Data records –
===

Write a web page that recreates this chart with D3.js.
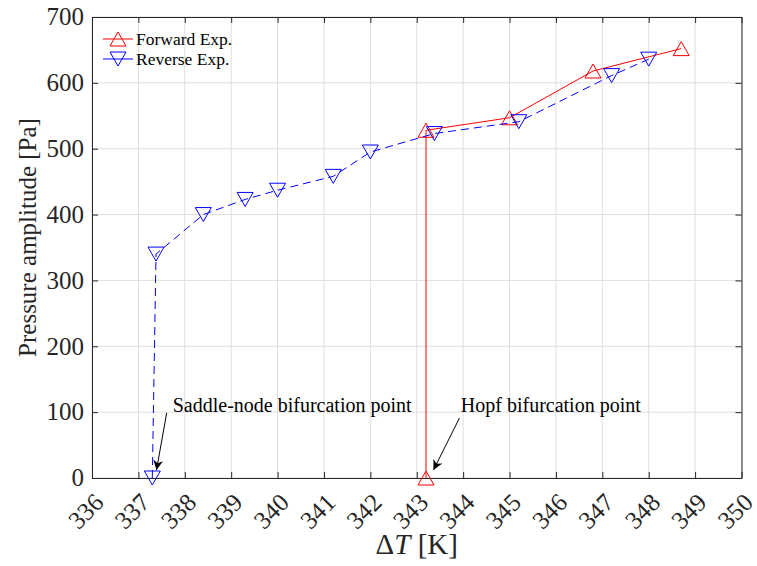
<!DOCTYPE html>
<html>
<head>
<meta charset="utf-8">
<script src="https://cdn.jsdelivr.net/npm/d3@7"></script>
<style>
  body { margin: 0; background: #fff; }
  svg text { font-family: "Liberation Serif", "Times New Roman", serif; fill: #262626; }
</style>
</head>
<body>
<svg id="chart" width="757" height="566"></svg>
<script>
// Forward experiment (increasing ΔT)
const forwardX = [343.2, 343.2, 345.0, 346.8, 348.7];
const forwardY = [0, 528, 547, 618, 652];

// Reverse experiment (decreasing ΔT)
const reverseX = [337.3, 337.38, 338.4, 339.3, 340.0, 341.2, 342.0, 343.38, 345.2, 347.2, 348.0];
const reverseY = [0, 340, 400, 423, 437, 458, 495, 523, 541, 611, 636];

const xTicks = d3.range(336, 351, 1);
const yTicks = d3.range(0, 701, 100);

// annotations in data units: text start, arrow tail, arrow head
const annotations = [
    { label: "Saddle-node bifurcation point", tx: 337.74, ty: 100, ax: 337.61, ay: 99, hx: 337.39, hy: 12 },
    { label: "Hopf bifurcation point", tx: 343.95, ty: 100, ax: 343.92, ay: 91, hx: 343.36, hy: 12 }
];

const margin = { left: 92, right: 757 - 741.5, top: 17, bottom: 566 - 478 };
const width = 757, height = 566;
const svg = d3.select("#chart");

const x = d3.scaleLinear().domain([336, 350]).range([margin.left, width - margin.right]);
const y = d3.scaleLinear().domain([0, 700]).range([height - margin.bottom, margin.top]);

const axisColor = "#262626";

// grid
const grid = svg.append("g");
grid.selectAll(".gx").data(xTicks).enter().append("line")
    .attr("x1", d => x(d)).attr("x2", d => x(d))
    .attr("y1", y(0)).attr("y2", y(700))
    .attr("stroke", "#dfdfdf").attr("stroke-width", 1);
grid.selectAll(".gy").data(yTicks).enter().append("line")
    .attr("y1", d => y(d)).attr("y2", d => y(d))
    .attr("x1", x(336)).attr("x2", x(350))
    .attr("stroke", "#dfdfdf").attr("stroke-width", 1);

// axes (inward ticks on all four sides)
const tickLen = 6;
const xAxisB = svg.append("g").attr("transform", `translate(0,${y(0)})`)
    .call(d3.axisBottom(x).tickValues(xTicks).tickSizeInner(-tickLen).tickSizeOuter(0).tickFormat(""));
const xAxisT = svg.append("g").attr("transform", `translate(0,${y(700)})`)
    .call(d3.axisTop(x).tickValues(xTicks).tickSizeInner(-tickLen).tickSizeOuter(0).tickFormat(""));
const yAxisL = svg.append("g").attr("transform", `translate(${x(336)},0)`)
    .call(d3.axisLeft(y).tickValues(yTicks).tickSizeInner(-tickLen).tickSizeOuter(0).tickFormat(""));
const yAxisR = svg.append("g").attr("transform", `translate(${x(350)},0)`)
    .call(d3.axisRight(y).tickValues(yTicks).tickSizeInner(-tickLen).tickSizeOuter(0).tickFormat(""));
[xAxisB, xAxisT, yAxisL, yAxisR].forEach(a => {
    a.selectAll("path, line").attr("stroke", axisColor).attr("stroke-width", 1);
});

// tick labels
svg.append("g").selectAll("text").data(xTicks).enter().append("text")
    .attr("transform", d => `translate(${x(d) + 13},${y(0) + 26}) rotate(-45)`)
    .attr("text-anchor", "end")
    .style("font-size", "25px")
    .text(d => d);
svg.append("g").selectAll("text").data(yTicks).enter().append("text")
    .attr("x", x(336) - 8).attr("y", d => y(d))
    .attr("dy", "0.33em")
    .attr("text-anchor", "end")
    .style("font-size", "25px")
    .text(d => d);

// axis titles
const xTitle = svg.append("text")
    .attr("x", (x(336) + x(350)) / 2).attr("y", 554)
    .attr("text-anchor", "middle")
    .style("font-size", "29px");
xTitle.append("tspan").text("Δ");
xTitle.append("tspan").style("font-style", "italic").text("T");
xTitle.append("tspan").text(" [K]");

svg.append("text")
    .attr("transform", `translate(36,${(y(0) + y(700)) / 2 - 10}) rotate(-90)`)
    .attr("text-anchor", "middle")
    .style("font-size", "25px")
    .text("Pressure amplitude [Pa]");

// series
const forward = forwardX.map((d, i) => ({ x: d, y: forwardY[i] }));
const reverse = reverseX.map((d, i) => ({ x: d, y: reverseY[i] }));

const line = d3.line().x(d => x(d.x)).y(d => y(d.y));

const triUp = "M0,-7L8,7L-8,7Z";
const triDown = "M0,7L8,-7L-8,-7Z";

function drawSeries(data, color, dash, shape) {
    const g = svg.append("g");
    g.append("path")
        .attr("d", line(data))
        .attr("fill", "none")
        .attr("stroke", color)
        .attr("stroke-width", 1)
        .attr("stroke-dasharray", dash);
    g.selectAll("path.marker").data(data).enter().append("path")
        .attr("class", "marker")
        .attr("d", shape)
        .attr("transform", d => `translate(${x(d.x)},${y(d.y)})`)
        .attr("fill", "none")
        .attr("stroke", color)
        .attr("stroke-width", 1);
}

drawSeries(forward, "#ff0000", null, triUp);
drawSeries(reverse, "#0000ff", "8,5", triDown);

// legend
const legendItems = [
    { label: "Forward Exp.", color: "#ff0000", shape: triUp },
    { label: "Reverse Exp.", color: "#0000ff", shape: triDown }
];
const legend = svg.append("g").attr("transform", "translate(103,39)");
legendItems.forEach((item, i) => {
    const row = legend.append("g").attr("transform", `translate(0,${i * 20})`);
    row.append("line").attr("x1", 0).attr("x2", 30)
        .attr("stroke", item.color).attr("stroke-width", 1);
    row.append("path").attr("d", item.shape).attr("transform", "translate(15,0)")
        .attr("fill", "none").attr("stroke", item.color);
    row.append("text").attr("x", 33).attr("dy", "0.33em")
        .style("font-size", "17.5px").style("fill", "#000")
        .text(item.label);
});

// arrowhead
svg.append("defs").append("marker")
    .attr("id", "arrow")
    .attr("viewBox", "0 0 10 10")
    .attr("refX", 10).attr("refY", 5)
    .attr("markerWidth", 10).attr("markerHeight", 10)
    .attr("markerUnits", "userSpaceOnUse")
    .attr("orient", "auto")
    .append("path").attr("d", "M0,0L10,5L0,10L3,5Z").attr("fill", "#000");

const ann = svg.append("g");
annotations.forEach(a => {
    ann.append("line")
        .attr("x1", x(a.ax)).attr("y1", y(a.ay))
        .attr("x2", x(a.hx)).attr("y2", y(a.hy))
        .attr("stroke", "#000").attr("stroke-width", 1)
        .attr("marker-end", "url(#arrow)");
    ann.append("text")
        .attr("x", x(a.tx)).attr("y", y(a.ty))
        .style("font-size", "20px").style("fill", "#000")
        .text(a.label);
});
</script>
</body>
</html>
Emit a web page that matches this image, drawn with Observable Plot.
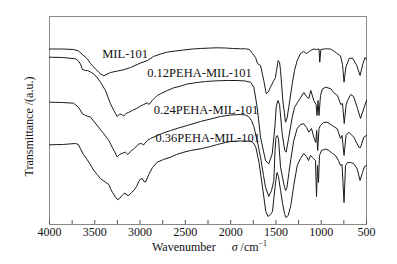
<!DOCTYPE html>
<html><head><meta charset="utf-8">
<script src="https://cdn.jsdelivr.net/npm/d3@7"></script>
<script src="https://cdn.jsdelivr.net/npm/@observablehq/plot@0.6"></script>
<style>body{margin:0;background:#fff}#chart svg{display:block}</style>
</head><body><div id="chart"></div>
<script>
const seriesNames = ["MIL-101", "0.12PEHA-MIL-101", "0.24PEHA-MIL-101", "0.36PEHA-MIL-101"];

const mil101Wn = [4000,3856,3735,3680,3636,3584,3547,3492,3437,3400,3360,3326,3249,3183,3106,2995,2918,2852,2774,2697,2609,2520,2421,2333,2222,2145,2057,1968,1891,1836,1792,1759,1725,1703,1670,1634,1607,1582,1560,1523,1505,1494,1475,1460,1449,1424,1394,1378,1358,1320,1295,1265,1229,1196,1162,1118,1085,1052,1024,1016,1004,953,897,853,820,787,765,748,728,691,655,607,571,539,516,500];
const mil101T = [175.5,175.5,175,173.5,170,165.7,161,155.5,150.7,148.7,150.5,152,153.5,154.7,157,161.5,164,168,170.5,172.5,173.5,174.5,175.5,176,176.5,176.7,176.5,176,175.7,175.7,175,171,167,161,159,144,130.7,133,137.3,144,147,154,164,162,154,124,102.3,106,117.3,140.7,154,164,171,173,171,174,175.5,175,175.5,162.3,175,175.7,175.5,173,170.7,168.5,160,142.3,157.3,166,166.5,159,149,161,167,165];

const p12Wn = [4000,3856,3713,3680,3658,3636,3602,3580,3547,3511,3470,3437,3382,3326,3290,3252,3227,3205,3180,3155,3128,3087,3039,2995,2962,2921,2901,2866,2811,2774,2700,2628,2554,2480,2369,2278,2149,2035,1928,1836,1781,1744,1707,1670,1615,1579,1541,1512,1497,1479,1460,1431,1402,1387,1358,1320,1295,1262,1225,1192,1162,1137,1115,1082,1057,1046,1035,1024,1008,986,949,894,864,820,784,765,746,726,710,673,643,599,566,525,500];
const p12T = [167.3,167,165.7,163.5,160.5,155,154,154,152.5,150.5,146.5,142.3,134,120.7,114,108,110.5,110,108.5,111,112,114,116,118.5,120,121.5,120,124,129,130.7,134,136.7,138.3,140.5,142,143,143.7,144,144,143.5,142.3,137.3,117.3,87.3,64,60.7,70.7,97.3,117.3,124,120,90.7,74,72.3,87.3,107.3,117,122,127.3,132,128,126,134,124,120,109,124,109,129,135.7,137.3,135.7,132,129,120,121,101,119,124,130,128,116,106,117.3,124];

const p24Wn = [4000,3856,3735,3680,3636,3602,3547,3473,3400,3345,3308,3282,3252,3227,3197,3161,3135,3106,3069,3014,2984,2962,2921,2885,2811,2741,2664,2576,2480,2333,2222,2112,2002,1891,1836,1803,1770,1744,1707,1670,1637,1615,1579,1549,1523,1510,1499,1486,1472,1449,1413,1394,1378,1358,1334,1303,1265,1229,1192,1162,1137,1107,1082,1060,1050,1039,1024,1008,975,934,879,823,787,770,748,726,695,640,585,566,530,500];
const p24T = [122.3,122,121.3,117.3,110.7,109,107.3,99,90.7,84,77.3,73,67.5,70,71.3,72.3,70,73,75.7,80.5,81,79.5,84,86,89,91.5,94,96.5,99,103,105.5,108,109.5,110,109.5,108,104,98,84,67.3,49,37.3,28,34,44,74,87,89,86,57.3,40.7,34,37,51,66,84,96,100,100.7,97,92.3,96,87.3,82,94,74,96,99,102,102.3,99,95.7,86,89,69,89,92.3,87.3,77.3,77,87.3,89];

const p36Wn = [4000,3856,3713,3680,3658,3625,3584,3547,3511,3473,3437,3400,3382,3345,3326,3304,3271,3246,3222,3197,3177,3166,3150,3124,3095,3069,3039,3014,2995,2976,2957,2940,2904,2863,2811,2741,2664,2598,2517,2443,2333,2222,2145,2057,1998,1891,1777,1748,1722,1685,1648,1612,1587,1560,1538,1521,1501,1488,1472,1449,1427,1402,1389,1364,1336,1303,1265,1229,1192,1162,1140,1118,1085,1063,1052,1041,1030,1019,997,953,916,875,842,809,787,770,748,732,710,677,643,603,571,544,522,500];
const p36T = [79.7,80,81,80,75.7,70,65,59.5,54,50,45.7,43.5,42.3,40,35.7,32,27.3,24.7,26.5,29,31,31.5,29.5,29,32,34,38,43,45.5,46,43,42.5,50,57,62.3,65,67.3,70,72.3,74,75.7,78,80,82,83,83.5,83.3,81.5,77.3,61,37.3,13,8,10,13,28,44,52,48,34,21,10,7,9,19,39,59,66,71,68,64,69,66,64,28,59,42,69,74,75.5,74,71,69,64,59,60,22,59,62,62,61,55.7,44,52,58,59];

const labelWn = [3418, 2921, 2848, 2830];
const labelT = [170.7, 152, 115, 87];

const tickLabels = [4000, 3500, 3000, 2500, 2000, 1500, 1000, 500];
const minorTicks = [4000, 3750, 3500, 3250, 3000, 2750, 2500, 2250, 2000, 1750, 1500, 1250, 1000, 750, 500];

const seriesData = [
  [mil101Wn, mil101T], [p12Wn, p12T], [p24Wn, p24T], [p36Wn, p36T]
];
const rows = seriesData.flatMap(([wn, t], k) => wn.map((w, i) => ({series: seriesNames[k], wn: w, t: t[i]})));
const labels = seriesNames.map((name, i) => ({name, wn: labelWn[i], t: labelT[i]}));

const font = "'Liberation Serif', 'Times New Roman', Times, serif";

const chart = Plot.plot({
  width: 397,
  height: 264,
  marginLeft: 49,
  marginRight: 31,
  marginTop: 16,
  marginBottom: 40,
  style: {fontFamily: font, fontSize: "12px", color: "#111", background: "#fff"},
  x: {domain: [4000, 500]},
  y: {domain: [0, 208], axis: null},
  marks: [
    Plot.frame({stroke: "#888"}),
    Plot.axisX(minorTicks, {tickSize: 4, dy: -4, tickFormat: () => "", stroke: "#555", label: null}),
    Plot.axisX(tickLabels, {tickSize: 0, tickPadding: 3, tickFormat: d => String(d), fill: "#111", label: null}),
    Plot.line(rows, {x: "wn", y: "t", z: "series", stroke: "#1a1a1a", strokeWidth: 1}),
    Plot.text(labels, {x: "wn", y: "t", text: "name", textAnchor: "start", fill: "#111", fontSize: 12.5})
  ]
});

const svg = d3.select(chart);
const xl = svg.append("text")
  .attr("x", 152).attr("y", 251)
  .attr("text-anchor", "start")
  .attr("font-family", font).attr("font-size", 12).attr("fill", "#111");
xl.append("tspan").text("Wavenumber");
xl.append("tspan").attr("dx", 16).attr("font-style", "italic").text("σ");
xl.append("tspan").text(" /cm");
xl.append("tspan").attr("dy", -5).attr("font-size", 8).text("−1");

svg.append("text")
  .attr("transform", "translate(29,126.5) rotate(-90)")
  .attr("text-anchor", "middle")
  .attr("dy", "0.35em")
  .attr("font-family", font).attr("font-size", 12).attr("fill", "#111")
  .text("Transmittance /(a.u.)");

document.getElementById("chart").append(chart);
</script>
</body></html>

===

EXERCISE DETAILS – Pictures are excluded; extract exactly the lines from the start of the data through the line that holds "const yTicks = d3.range(0, 701, 100);", both ends included.

FINISHED ANSWER –
Write a web page that recreates this chart with D3.js.
<!DOCTYPE html>
<html>
<head>
<meta charset="utf-8">
<script src="https://cdn.jsdelivr.net/npm/d3@7"></script>
<style>
  body { margin: 0; background: #fff; }
  svg text { font-family: "Liberation Serif", "Times New Roman", serif; fill: #262626; }
</style>
</head>
<body>
<svg id="chart" width="757" height="566"></svg>
<script>
// Forward experiment (increasing ΔT)
const forwardX = [343.2, 343.2, 345.0, 346.8, 348.7];
const forwardY = [0, 528, 547, 618, 652];

// Reverse experiment (decreasing ΔT)
const reverseX = [337.3, 337.38, 338.4, 339.3, 340.0, 341.2, 342.0, 343.38, 345.2, 347.2, 348.0];
const reverseY = [0, 340, 400, 423, 437, 458, 495, 523, 541, 611, 636];

const xTicks = d3.range(336, 351, 1);
const yTicks = d3.range(0, 701, 100);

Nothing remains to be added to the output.